Sunday 3 August 2014

Graded Rewards in the Final Judgement?

Some passages may seem at first sight to suggest "grades" of rewards or penalty, as when Paul speaks of builders who build with different types of materials (1 Cor. 3:10-15). But the text makes it clear, as James Dunn insists, that there are not six types of work (gold, silver, precious stones, wood, hay, straw), but simply combustible and noncombustible material (gold, silver, marble). This will survive the fire. Dunn comments, "Those who have Christ as the foundation of their lives will be saved...(even if in some cases) saved only by a whisker." God is faithful in completing what he has begun. The Last Judgment will reveal that those in Christ are in a right relation with God.
          On the subject of graded "rewards" and penalties, we must refer back to what we asserted about "internal" consequences when we discussed the wrath of God in the last chapter. Clearly there will be no "external" distribution of these Christians. Any external "reward" would pale into insignificance compared with the privilege of being admitted to the glory and presence of God in Christ. If "heaven" means perfect bliss, there is hardly room for personal comparisons of achievement. But this may not preclude the "reward" of knowing that God's grace and gifts have been effective in unimagined ways.

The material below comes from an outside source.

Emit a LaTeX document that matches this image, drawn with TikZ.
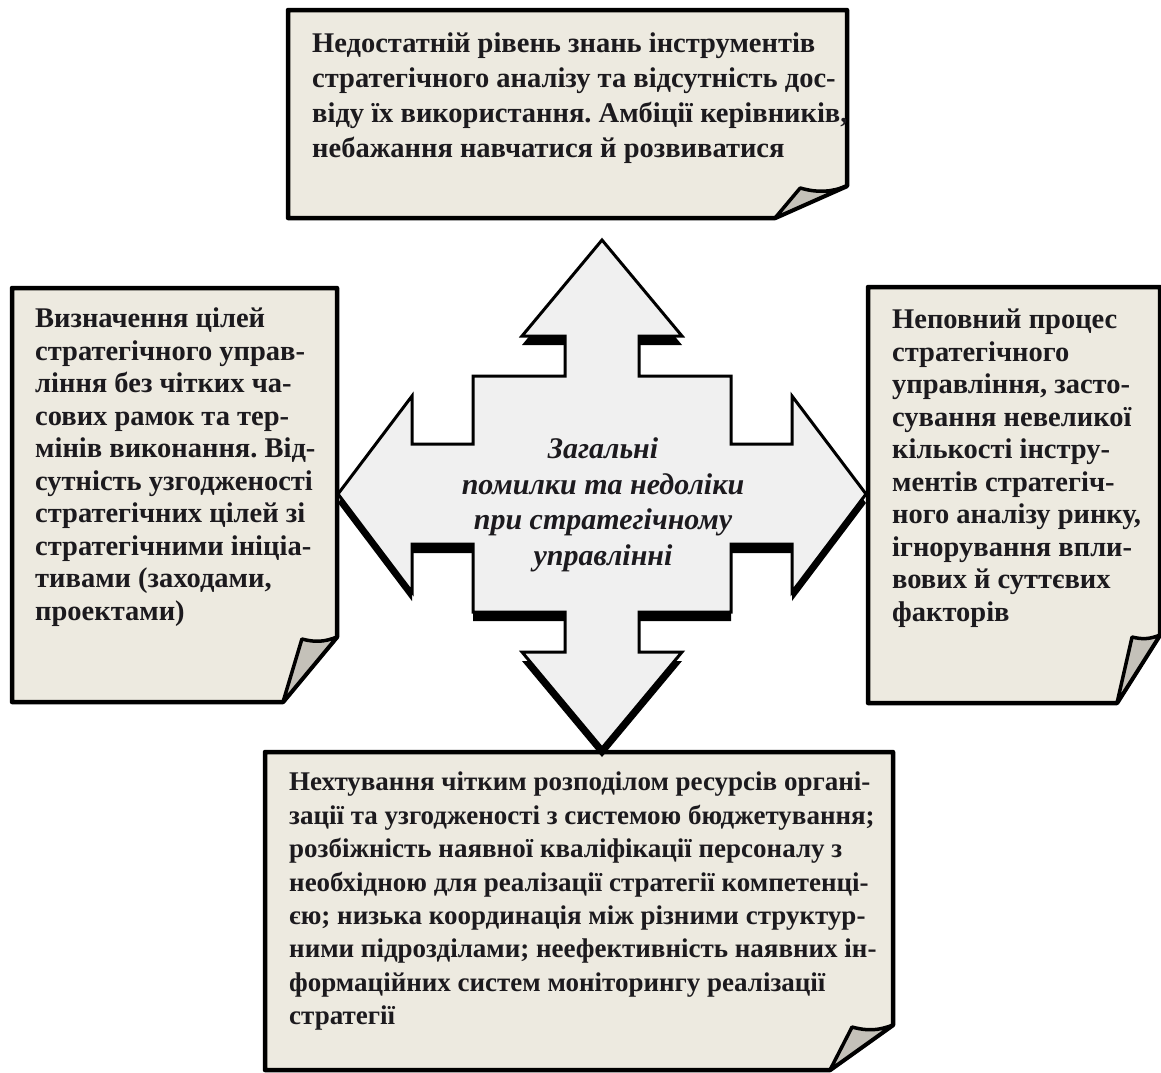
\documentclass[tikz,border=0pt]{standalone}
\usepackage{fontspec}
\setmainfont{Liberation Serif}
\definecolor{paperfill}{HTML}{EDEAE0}
\definecolor{foldfill}{HTML}{C4C1B9}
\definecolor{crossfill}{HTML}{F0F0F0}
\definecolor{inktext}{HTML}{1C1A1E}
\frenchspacing

% page with a dog-ear: x1,y1,x2,y2,dx,dy
\newcommand\paper[6]{%
  \draw[page] (#1,#2) -- (#3,#2) -- (#3,#4-#6) -- (#3-#5,#4) -- (#1,#4) -- cycle;
  \draw[flap] (#3-#5,#4) -- (#3-0.65*#5,#4-#6+2) to[bend right=18] (#3,#4-#6) -- cycle;
}

\begin{document}
\begin{tikzpicture}[x=1pt,y=-1pt,
    page/.style={draw,line width=4.5pt,fill=paperfill,line join=round},
    flap/.style={draw,line width=3.5pt,fill=foldfill,line join=round},
    note/.style={anchor=north west,inner sep=0pt,align=left,text=inktext,
      font=\fontsize{28.5}{32.5}\selectfont\bfseries},
    cross/.style={draw,line width=3pt,fill=crossfill,line join=miter,
      preaction={fill=black,transform canvas={yshift=-9pt}}}]
  \useasboundingbox (0,0) rectangle (1161,1072);

  \paper{288}{10}{847}{218}{72}{32}
  \paper{12}{288}{337}{702}{54}{65}
  \paper{868}{287}{1160}{703}{43}{68}
  \paper{265}{752}{893}{1070}{63}{45}

  % central four-headed arrow
  \begin{scope}[shift={(602,494)}]
    \draw[cross] (0,-254) -- (80,-158) -- (37,-158) -- (37,-118) -- (129,-118)
      -- (129,-50) -- (190,-50) -- (190,-98) -- (264,0) -- (190,98) -- (190,50)
      -- (129,50) -- (129,118) -- (37,118) -- (37,158) -- (80,158) -- (0,254)
      -- (-80,158) -- (-37,158) -- (-37,118) -- (-129,118) -- (-129,50)
      -- (-190,50) -- (-190,98) -- (-264,0) -- (-190,-98) -- (-190,-50)
      -- (-129,-50) -- (-129,-118) -- (-37,-118) -- (-37,-158) -- (-80,-158) -- cycle;
  \end{scope}
  \node[align=center,text=inktext,font=\fontsize{30}{35.5}\selectfont\bfseries\itshape]
    (centre) at (603,505) {Загальні\\ помилки та недоліки\\ при стратегічному\\ управлінні};

  \node[note,font=\fontsize{28.5}{35}\selectfont\bfseries] (topnote) at (312,33)
    {Недостатній рівень знань інструментів\\
     стратегічного аналізу та відсутність дос-\\
     віду їх використання. Амбіції керівників,\\
     небажання навчатися й розвиватися};
  \node[note] (leftnote) at (35,308)
    {Визначення цілей\\ стратегічного управ-\\ ління без чітких ча-\\
     сових рамок та тер-\\ мінів виконання. Від-\\ сутність узгодженості\\
     стратегічних цілей зі\\ стратегічними ініціа-\\ тивами (заходами,\\ проектами)};
  \node[note] (rightnote) at (892,309)
    {Неповний процес\\ стратегічного\\ управління, засто-\\ сування невеликої\\
     кількості інстру-\\ ментів стратегіч-\\ ного аналізу ринку,\\
     ігнорування впли-\\ вових й суттєвих\\ факторів};
  \node[note,font=\fontsize{27}{33.4}\selectfont\bfseries] (bottomnote) at (289,772)
    {Нехтування чітким розподілом ресурсів органі-\\
     зації та узгодженості з системою бюджетування;\\
     розбіжність наявної кваліфікації персоналу з\\
     необхідною для реалізації стратегії компетенці-\\
     єю; низька координація між різними структур-\\
     ними підрозділами; неефективність наявних ін-\\
     формаційних систем моніторингу реалізації\\
     стратегії};
\end{tikzpicture}
\end{document}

When Isaiah declares, "His reward is with him, and his recompense before him" (Isa. 40:10; 62:11), the meaning is that the very presence of God is his reward. Yet whether each believer will have the special satisfaction of knowing that his work had borne fruit and remains a significant factor, or will be eclipsed by the sheer glory of God and privilege of justification, is difficult to say with certainty. Certainly Paul suggests that deeds done "in the body" will feature somehow; but whether in individual terms or as contributory to the new creation as a whole is not clear. On the other hand, being in Christ cannot imply any sense of regret without questioning the all-sufficiency of the work of Christ.

Anthony C. Thiselton, Life after Death: A New Approach to the Last Things (Grand Rapids: Eerdmans, 2012), 181-82. Thiselton's citation of Dunn is from James D. G. Dunn, The Theology of Paul the Apostle (Edinburgh: T&T Clark, 1998), 491.